> **Problem**
Retype the data exactly, from its first line to the line containing "const q1Iter4 = [1.75, 1.15, 0.53, 0.177, 0.0077]", including both, and skip any picture.

> **Given information**
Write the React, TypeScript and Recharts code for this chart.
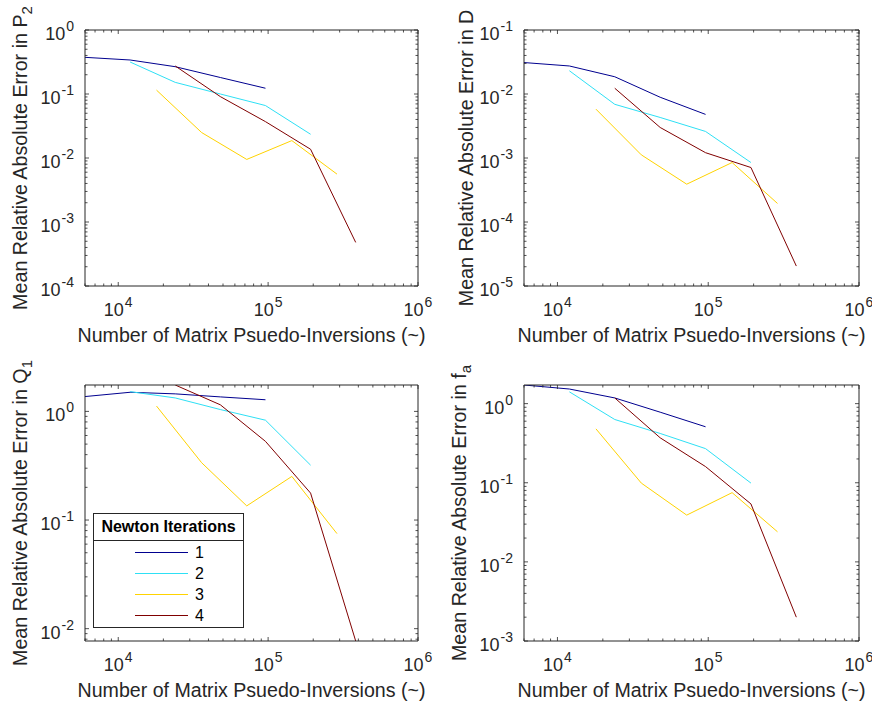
import { Legend, Line, LineChart, XAxis, YAxis } from "recharts"

const FONT = '"Liberation Sans", Arial, Helvetica, sans-serif'
const AXIS = "#262626"

// number of matrix pseudo-inversions for each Newton-iteration setting
const iter1X = [6000, 12000, 24000, 48000, 96000]
const iter2X = [12000, 24000, 48000, 96000, 192000]
const iter3X = [18000, 36000, 72000, 144000, 288000]
const iter4X = [24000, 48000, 96000, 192000, 384000]

const iterNames = ["1", "2", "3", "4"]
const iterColors = ["#00008F", "#2EE0F5", "#FFD300", "#800000"]

// mean relative absolute error in P2
const p2Iter1 = [0.374, 0.34, 0.267, 0.181, 0.123]
const p2Iter2 = [0.316, 0.152, 0.1, 0.066, 0.0235]
const p2Iter3 = [0.115, 0.025, 0.0095, 0.0187, 0.0056]
const p2Iter4 = [0.274, 0.091, 0.037, 0.0137, 0.00048]

// mean relative absolute error in D
const dIter1 = [0.031, 0.0274, 0.0186, 0.0089, 0.0048]
const dIter2 = [0.0231, 0.0069, 0.0043, 0.0026, 0.00085]
const dIter3 = [0.0058, 0.00112, 0.00039, 0.00085, 0.000195]
const dIter4 = [0.0123, 0.003, 0.00121, 0.00071, 0.0000205]

// mean relative absolute error in Q1
const q1Iter1 = [1.37, 1.5, 1.45, 1.36, 1.28]
const q1Iter2 = [1.52, 1.33, 1.04, 0.83, 0.32]
const q1Iter3 = [1.12, 0.337, 0.135, 0.252, 0.075]
const q1Iter4 = [1.75, 1.15, 0.53, 0.177, 0.0077]

// mean relative absolute error in fa
const faIter1 = [1.72, 1.53, 1.18, 0.78, 0.51]
const faIter2 = [1.41, 0.63, 0.42, 0.27, 0.099]
const faIter3 = [0.48, 0.099, 0.039, 0.075, 0.024]
const faIter4 = [1.18, 0.37, 0.16, 0.054, 0.002]

const xDomain: [number, number] = [6000, 1e6]

const iterX = [iter1X, iter2X, iter3X, iter4X]
const toPoints = (xs: number[], ys: number[]) => xs.map((x, i) => ({ x, y: ys[i] }))

// decade + minor log ticks inside [lo, hi]
const logTicks = (lo: number, hi: number) => {
  const out: number[] = []
  for (let e = Math.floor(Math.log10(lo)); e <= Math.ceil(Math.log10(hi)); e++) {
    for (let m = 1; m <= 9; m++) {
      const v = m * Math.pow(10, e)
      if (v >= lo * 0.999999 && v <= hi * 1.000001) out.push(v)
    }
  }
  return out
}

const isMajor = (v: number) => Math.abs(Math.log10(v) - Math.round(Math.log10(v))) < 1e-6
const expOf = (v: number) => String(Math.round(Math.log10(v)))

const MAJOR_LEN = 4
const MINOR_LEN = 2.5

const tickText = { fill: AXIS, fontFamily: FONT, fontSize: 18 }

function BottomTick({ x, y, payload }: any) {
  const major = isMajor(payload.value)
  return (
    <g>
      <line x1={x} y1={y} x2={x} y2={y - (major ? MAJOR_LEN : MINOR_LEN)} stroke={AXIS} strokeWidth={0.8} />
      {major && (
        <text x={x} y={y + 30} textAnchor="middle" {...tickText}>
          10<tspan dx={1} dy={-9} fontSize={14}>{expOf(payload.value)}</tspan>
        </text>
      )}
    </g>
  )
}

function TopTick({ x, y, payload }: any) {
  const major = isMajor(payload.value)
  return <line x1={x} y1={y} x2={x} y2={y + (major ? MAJOR_LEN : MINOR_LEN)} stroke={AXIS} strokeWidth={0.8} />
}

function LeftTick({ x, y, payload }: any) {
  const major = isMajor(payload.value)
  return (
    <g>
      <line x1={x} y1={y} x2={x + (major ? MAJOR_LEN : MINOR_LEN)} y2={y} stroke={AXIS} strokeWidth={0.8} />
      {major && (
        <text x={x - 11} y={y + 10} textAnchor="end" {...tickText}>
          10<tspan dx={1} dy={-9} fontSize={14}>{expOf(payload.value)}</tspan>
        </text>
      )}
    </g>
  )
}

function RightTick({ x, y, payload }: any) {
  const major = isMajor(payload.value)
  return <line x1={x} y1={y} x2={x - (major ? MAJOR_LEN : MINOR_LEN)} y2={y} stroke={AXIS} strokeWidth={0.8} />
}

function YLabel({ viewBox, gap, main, sub }: any) {
  const cx = viewBox.x + viewBox.width - gap
  const cy = viewBox.y + viewBox.height / 2
  return (
    <text
      x={cx}
      y={cy}
      transform={`rotate(-90 ${cx} ${cy})`}
      textAnchor="middle"
      fill={AXIS}
      fontFamily={FONT}
      fontSize={19.7}
    >
      {main}
      {sub && (
        <tspan dy={5} fontSize={15}>
          {sub}
        </tspan>
      )}
    </text>
  )
}

function XLabel({ viewBox }: any) {
  return (
    <text
      x={viewBox.x + viewBox.width / 2}
      y={viewBox.y + 56}
      textAnchor="middle"
      fill={AXIS}
      fontFamily={FONT}
      fontSize={19.6}
    >
      Number of Matrix Psuedo-Inversions (~)
    </text>
  )
}

function IterLegend({ payload }: any) {
  return (
    <div
      style={{
        position: "relative",
        width: 151,
        height: 115,
        boxSizing: "border-box",
        border: `1px solid ${AXIS}`,
        background: "#fff",
        fontFamily: FONT,
        color: "#000",
      }}
    >
      <div
        style={{
          height: 26,
          borderBottom: `1px solid ${AXIS}`,
          fontWeight: "bold",
          fontSize: 16,
          lineHeight: "26px",
          textAlign: "center",
        }}
      >
        Newton Iterations
      </div>
      {(payload || []).map((entry: any, i: number) => (
        <div
          key={i}
          style={{ position: "absolute", left: 41, top: 28 + i * 21, height: 21, display: "flex", alignItems: "center" }}
        >
          <span style={{ display: "inline-block", width: 53, borderTop: `1.5px solid ${entry.color}` }} />
          <span style={{ marginLeft: 7, fontSize: 16 }}>{entry.value}</span>
        </div>
      ))}
    </div>
  )
}

// margins leave 1px for each axis band, so plot edges land on the reference box
const panels = [
  {
    key: "p2", left: 0, top: 0, height: 350,
    margin: { top: 29, right: 17, bottom: 63, left: 84 },
    yDomain: [1e-4, 1] as [number, number], main: "Mean Relative Absolute Error in P", sub: "2", gap: 58,
    series: [p2Iter1, p2Iter2, p2Iter3, p2Iter4], legend: false,
  },
  {
    key: "d", left: 436, top: 0, height: 350,
    margin: { top: 29, right: 12, bottom: 63, left: 87 },
    yDomain: [1e-5, 0.1] as [number, number], main: "Mean Relative Absolute Error in D", sub: "", gap: 51,
    series: [dIter1, dIter2, dIter3, dIter4], legend: false,
  },
  {
    key: "q1", left: 0, top: 350, height: 357,
    margin: { top: 34, right: 17, bottom: 65, left: 84 },
    yDomain: [0.0077, 1.75] as [number, number], main: "Mean Relative Absolute Error in Q", sub: "1", gap: 58,
    series: [q1Iter1, q1Iter2, q1Iter3, q1Iter4], legend: true,
  },
  {
    key: "fa", left: 436, top: 350, height: 357,
    margin: { top: 34, right: 12, bottom: 65, left: 87 },
    yDomain: [0.001, 1.72] as [number, number], main: "Mean Relative Absolute Error in f", sub: "a", gap: 58,
    series: [faIter1, faIter2, faIter3, faIter4], legend: false,
  },
]

const xTicks = logTicks(xDomain[0], xDomain[1])

function Panel({ p }: { p: (typeof panels)[number] }) {
  const yTicks = logTicks(p.yDomain[0], p.yDomain[1])
  return (
    <div style={{ position: "absolute", left: p.left, top: p.top }}>
      <LineChart width={436} height={p.height} margin={p.margin}>
        <XAxis
          xAxisId="b"
          dataKey="x"
          type="number"
          scale="log"
          domain={xDomain}
          allowDataOverflow
          ticks={xTicks}
          interval={0}
          height={1}
          tickSize={0}
          tickMargin={0}
          tickLine={false}
          axisLine={{ stroke: AXIS }}
          tick={<BottomTick />}
          label={<XLabel />}
        />
        <XAxis
          xAxisId="t"
          orientation="top"
          dataKey="x"
          type="number"
          scale="log"
          domain={xDomain}
          allowDataOverflow
          ticks={xTicks}
          interval={0}
          height={1}
          tickSize={0}
          tickMargin={0}
          tickLine={false}
          axisLine={{ stroke: AXIS }}
          tick={<TopTick />}
        />
        <YAxis
          yAxisId="l"
          type="number"
          scale="log"
          domain={p.yDomain}
          allowDataOverflow
          ticks={yTicks}
          interval={0}
          width={1}
          tickSize={0}
          tickMargin={0}
          tickLine={false}
          axisLine={{ stroke: AXIS }}
          tick={<LeftTick />}
          label={<YLabel gap={p.gap} main={p.main} sub={p.sub} />}
        />
        <YAxis
          yAxisId="r"
          orientation="right"
          type="number"
          scale="log"
          domain={p.yDomain}
          allowDataOverflow
          ticks={yTicks}
          interval={0}
          width={1}
          tickSize={0}
          tickMargin={0}
          tickLine={false}
          axisLine={{ stroke: AXIS }}
          tick={<RightTick />}
        />
        {p.series.map((ys, i) => (
          <Line
            key={i}
            xAxisId="b"
            yAxisId="l"
            data={toPoints(iterX[i], ys)}
            dataKey="y"
            name={iterNames[i]}
            type="linear"
            stroke={iterColors[i]}
            strokeWidth={1}
            dot={false}
            isAnimationActive={false}
          />
        ))}
        {p.legend && (
          <Legend
            layout="vertical"
            align="center"
            verticalAlign="middle"
            content={(props: any) => <IterLegend {...props} />}
            wrapperStyle={{ left: 93, top: 163, width: 151, height: 115 }}
          />
        )}
      </LineChart>
    </div>
  )
}

export default function App() {
  return (
    <div
      style={{
        position: "absolute",
        left: 0,
        top: 0,
        width: 872,
        height: 707,
        background: "#fff",
        fontFamily: FONT,
      }}
    >
      {panels.map((p) => (
        <Panel key={p.key} p={p} />
      ))}
    </div>
  )
}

> **Answer to the exercise**
Write the React, TypeScript and Recharts code for this chart.
import { Legend, Line, LineChart, XAxis, YAxis } from "recharts"

const FONT = '"Liberation Sans", Arial, Helvetica, sans-serif'
const AXIS = "#262626"

// number of matrix pseudo-inversions for each Newton-iteration setting
const iter1X = [6000, 12000, 24000, 48000, 96000]
const iter2X = [12000, 24000, 48000, 96000, 192000]
const iter3X = [18000, 36000, 72000, 144000, 288000]
const iter4X = [24000, 48000, 96000, 192000, 384000]

const iterNames = ["1", "2", "3", "4"]
const iterColors = ["#00008F", "#2EE0F5", "#FFD300", "#800000"]

// mean relative absolute error in P2
const p2Iter1 = [0.374, 0.34, 0.267, 0.181, 0.123]
const p2Iter2 = [0.316, 0.152, 0.1, 0.066, 0.0235]
const p2Iter3 = [0.115, 0.025, 0.0095, 0.0187, 0.0056]
const p2Iter4 = [0.274, 0.091, 0.037, 0.0137, 0.00048]

// mean relative absolute error in D
const dIter1 = [0.031, 0.0274, 0.0186, 0.0089, 0.0048]
const dIter2 = [0.0231, 0.0069, 0.0043, 0.0026, 0.00085]
const dIter3 = [0.0058, 0.00112, 0.00039, 0.00085, 0.000195]
const dIter4 = [0.0123, 0.003, 0.00121, 0.00071, 0.0000205]

// mean relative absolute error in Q1
const q1Iter1 = [1.37, 1.5, 1.45, 1.36, 1.28]
const q1Iter2 = [1.52, 1.33, 1.04, 0.83, 0.32]
const q1Iter3 = [1.12, 0.337, 0.135, 0.252, 0.075]
const q1Iter4 = [1.75, 1.15, 0.53, 0.177, 0.0077]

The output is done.